Javed Kureishi

Personal information
- Full name: Javed Kureishi
- Born: 25 August 1961 (age 64) Karachi, Pakistan
- Role: All-rounder
- Relations: Omar Kureishi (father)

Domestic team information
- 1977/78–1979/80: Pakistan International Airlines
- 1979/80: Sindh
- 1979/80: Pakistan International Airlines B

Career statistics
| Competition | First-class |
| Matches | 8 |
| Runs scored | 72 |
| Batting average | 10.28 |
| 100s/50s | 0/0 |
| Top score | 14 |
| Balls bowled | 873 |
| Wickets | 14 |
| Bowling average | 31.07 |
| 5 wickets in innings | 1 |
| 10 wickets in match | 0 |
| Best bowling | 5/39 |
| Catches/stumpings | 3/– |
- Source: Cricinfo, 3 May 2026

= Javed Kureishi =

Javed Kureishi (born 25 August 1961) is a Pakistani banker and former cricketer. An all-rounder, he captained the Pakistan Under-19s on their tours of Sri Lanka and India in 1978–79 and played first-class cricket for Pakistan International Airlines, Sindh and Pakistan International Airlines B.

Kureishi has served as the chief executive officer of the Pakistan Business Council since July 2025.

==Early life and education==
Kureishi was born on 25 August 1961. His father, Omar Kureishi, was a Pakistani cricket commentator and writer.
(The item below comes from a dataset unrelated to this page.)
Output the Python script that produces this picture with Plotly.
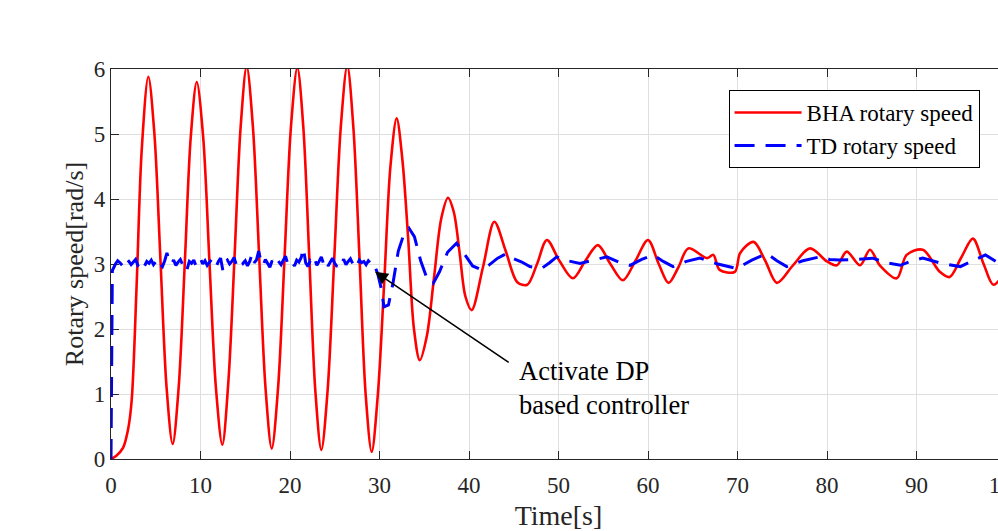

He studied at the University of Sussex, from which he holds a BA (Hons).

==Career==
Kureishi captained Pakistan Under-19s during the side's 1978–79 tour of Sri Lanka and India. The tour included five Youth Tests against India Under-19s, all of which were drawn; Kureishi captained Pakistan in the series and appeared in the fifth Youth Test at Lucknow in February 1979. In the second Youth Test at Chennai, he scored 12 and bowled in both India innings as Pakistan drew the match.

At senior level, Kureishi played eight first-class matches between 1977–78 and 1979–80. He scored 72 runs at a batting average of 10.28, with a highest score of 14, and took 14 wickets at a bowling average of 31.07. He did not score a first-class century or half-century, but took one five-wicket haul, with best bowling figures of 5 for 39. Later, he also represented Sussex Under-25 while studying in the United Kingdom.

After his cricket career, Kureishi became a banker. He worked for Citibank in senior positions across Asia Pacific, the Czech Republic, Egypt, Africa, the Middle East, and Pakistan.

In November 2020, Kureishi was appointed as an independent member of the Pakistan Cricket Board Board of Governors for a three-year term. The following day, he was named to the PCB Commercial Affairs Committee and the Pakistan Super League Governing Council.

In July 2025, the Pakistan Business Council appointed Kureishi as its chief executive officer, effective 11 July 2025. As chief executive of the council, he serves on the boards of K-Electric, Fauji Foods, and KE Venture. He has also held directorships at the Pakistan Stock Exchange, Naya Nazimabad, Samba Bank, and has served as a consultant to IFC Pakistan.

==Personal life==
Kureishi is married and has two children.